**What you should do**
For this exercise, repeat all of the material verbatim apart from its images.

— START Data shown —

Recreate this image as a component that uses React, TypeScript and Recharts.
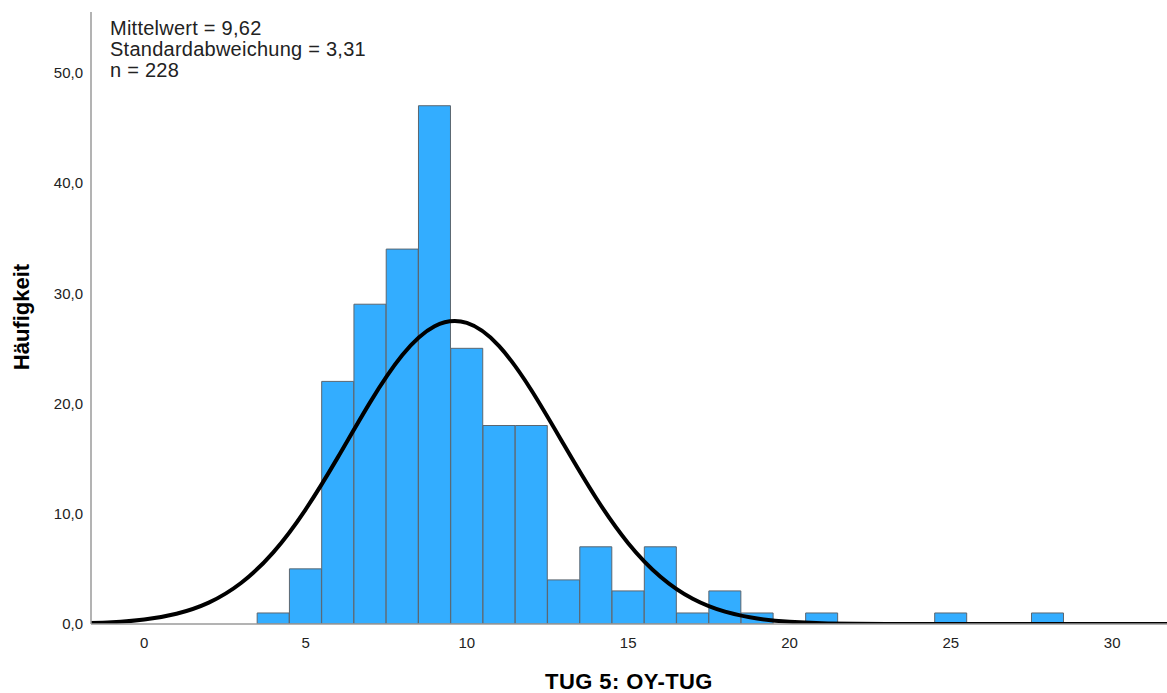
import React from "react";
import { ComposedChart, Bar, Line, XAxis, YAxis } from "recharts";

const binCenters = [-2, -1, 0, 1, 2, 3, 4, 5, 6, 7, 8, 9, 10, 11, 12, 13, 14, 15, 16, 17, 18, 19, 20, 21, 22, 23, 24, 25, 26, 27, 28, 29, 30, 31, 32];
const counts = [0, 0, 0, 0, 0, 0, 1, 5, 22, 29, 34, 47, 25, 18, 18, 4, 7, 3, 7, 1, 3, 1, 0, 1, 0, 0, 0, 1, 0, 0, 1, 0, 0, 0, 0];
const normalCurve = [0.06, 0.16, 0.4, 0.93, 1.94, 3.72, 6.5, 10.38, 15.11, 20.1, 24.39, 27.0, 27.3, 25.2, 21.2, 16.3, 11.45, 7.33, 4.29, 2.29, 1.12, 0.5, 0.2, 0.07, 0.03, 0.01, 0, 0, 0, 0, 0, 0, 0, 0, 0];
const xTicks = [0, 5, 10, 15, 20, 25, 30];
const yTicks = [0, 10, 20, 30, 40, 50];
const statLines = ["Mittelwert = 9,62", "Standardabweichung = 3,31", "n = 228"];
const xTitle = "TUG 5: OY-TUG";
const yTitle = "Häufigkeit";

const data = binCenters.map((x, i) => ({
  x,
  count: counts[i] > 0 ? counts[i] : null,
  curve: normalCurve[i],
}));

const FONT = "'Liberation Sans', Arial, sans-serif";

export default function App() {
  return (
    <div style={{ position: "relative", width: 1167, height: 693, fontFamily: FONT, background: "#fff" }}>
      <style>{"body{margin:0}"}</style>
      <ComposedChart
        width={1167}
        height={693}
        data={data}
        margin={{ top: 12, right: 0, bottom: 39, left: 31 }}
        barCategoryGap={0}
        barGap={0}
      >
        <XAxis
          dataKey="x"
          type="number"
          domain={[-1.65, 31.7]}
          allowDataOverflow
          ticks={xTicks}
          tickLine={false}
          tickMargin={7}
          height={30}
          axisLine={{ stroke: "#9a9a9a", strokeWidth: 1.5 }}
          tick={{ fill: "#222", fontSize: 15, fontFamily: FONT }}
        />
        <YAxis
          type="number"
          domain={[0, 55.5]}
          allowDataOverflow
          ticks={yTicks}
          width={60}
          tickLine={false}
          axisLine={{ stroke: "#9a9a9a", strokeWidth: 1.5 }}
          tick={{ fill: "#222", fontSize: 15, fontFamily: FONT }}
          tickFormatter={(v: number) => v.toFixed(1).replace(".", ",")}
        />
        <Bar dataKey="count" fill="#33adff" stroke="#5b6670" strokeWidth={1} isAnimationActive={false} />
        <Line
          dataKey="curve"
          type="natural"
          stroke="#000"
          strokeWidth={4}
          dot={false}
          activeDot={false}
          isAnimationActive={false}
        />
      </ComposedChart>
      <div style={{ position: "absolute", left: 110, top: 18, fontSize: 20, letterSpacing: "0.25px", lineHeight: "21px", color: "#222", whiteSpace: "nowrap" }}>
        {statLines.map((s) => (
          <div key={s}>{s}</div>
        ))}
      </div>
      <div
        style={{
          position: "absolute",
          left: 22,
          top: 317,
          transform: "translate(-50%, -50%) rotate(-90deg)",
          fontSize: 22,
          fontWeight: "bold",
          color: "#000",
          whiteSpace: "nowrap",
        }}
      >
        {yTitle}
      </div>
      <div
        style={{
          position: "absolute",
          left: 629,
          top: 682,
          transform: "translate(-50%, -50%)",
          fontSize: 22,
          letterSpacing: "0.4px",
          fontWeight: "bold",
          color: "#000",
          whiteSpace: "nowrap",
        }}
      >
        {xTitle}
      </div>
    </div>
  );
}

— END Data shown —

**Worked answer**
Recreate this image as a component that uses React, TypeScript and Recharts.
import React from "react";
import { ComposedChart, Bar, Line, XAxis, YAxis } from "recharts";

const binCenters = [-2, -1, 0, 1, 2, 3, 4, 5, 6, 7, 8, 9, 10, 11, 12, 13, 14, 15, 16, 17, 18, 19, 20, 21, 22, 23, 24, 25, 26, 27, 28, 29, 30, 31, 32];
const counts = [0, 0, 0, 0, 0, 0, 1, 5, 22, 29, 34, 47, 25, 18, 18, 4, 7, 3, 7, 1, 3, 1, 0, 1, 0, 0, 0, 1, 0, 0, 1, 0, 0, 0, 0];
const normalCurve = [0.06, 0.16, 0.4, 0.93, 1.94, 3.72, 6.5, 10.38, 15.11, 20.1, 24.39, 27.0, 27.3, 25.2, 21.2, 16.3, 11.45, 7.33, 4.29, 2.29, 1.12, 0.5, 0.2, 0.07, 0.03, 0.01, 0, 0, 0, 0, 0, 0, 0, 0, 0];
const xTicks = [0, 5, 10, 15, 20, 25, 30];
const yTicks = [0, 10, 20, 30, 40, 50];
const statLines = ["Mittelwert = 9,62", "Standardabweichung = 3,31", "n = 228"];
const xTitle = "TUG 5: OY-TUG";
const yTitle = "Häufigkeit";

const data = binCenters.map((x, i) => ({
  x,
  count: counts[i] > 0 ? counts[i] : null,
  curve: normalCurve[i],
}));

const FONT = "'Liberation Sans', Arial, sans-serif";

export default function App() {
  return (
    <div style={{ position: "relative", width: 1167, height: 693, fontFamily: FONT, background: "#fff" }}>
      <style>{"body{margin:0}"}</style>
      <ComposedChart
        width={1167}
        height={693}
        data={data}
        margin={{ top: 12, right: 0, bottom: 39, left: 31 }}
        barCategoryGap={0}
        barGap={0}
      >
        <XAxis
          dataKey="x"
          type="number"
          domain={[-1.65, 31.7]}
          allowDataOverflow
          ticks={xTicks}
          tickLine={false}
          tickMargin={7}
          height={30}
          axisLine={{ stroke: "#9a9a9a", strokeWidth: 1.5 }}
          tick={{ fill: "#222", fontSize: 15, fontFamily: FONT }}
        />
        <YAxis
          type="number"
          domain={[0, 55.5]}
          allowDataOverflow
          ticks={yTicks}
          width={60}
          tickLine={false}
          axisLine={{ stroke: "#9a9a9a", strokeWidth: 1.5 }}
          tick={{ fill: "#222", fontSize: 15, fontFamily: FONT }}
          tickFormatter={(v: number) => v.toFixed(1).replace(".", ",")}
        />
        <Bar dataKey="count" fill="#33adff" stroke="#5b6670" strokeWidth={1} isAnimationActive={false} />
        <Line
          dataKey="curve"
          type="natural"
          stroke="#000"
          strokeWidth={4}
          dot={false}
          activeDot={false}
          isAnimationActive={false}
        />
      </ComposedChart>
      <div style={{ position: "absolute", left: 110, top: 18, fontSize: 20, letterSpacing: "0.25px", lineHeight: "21px", color: "#222", whiteSpace: "nowrap" }}>
        {statLines.map((s) => (
          <div key={s}>{s}</div>
        ))}
      </div>
      <div
        style={{
          position: "absolute",
          left: 22,
          top: 317,
          transform: "translate(-50%, -50%) rotate(-90deg)",
          fontSize: 22,
          fontWeight: "bold",
          color: "#000",
          whiteSpace: "nowrap",
        }}
      >
        {yTitle}
      </div>
      <div
        style={{
          position: "absolute",
          left: 629,
          top: 682,
          transform: "translate(-50%, -50%)",
          fontSize: 22,
          letterSpacing: "0.4px",
          fontWeight: "bold",
          color: "#000",
          whiteSpace: "nowrap",
        }}
      >
        {xTitle}
      </div>
    </div>
  );
}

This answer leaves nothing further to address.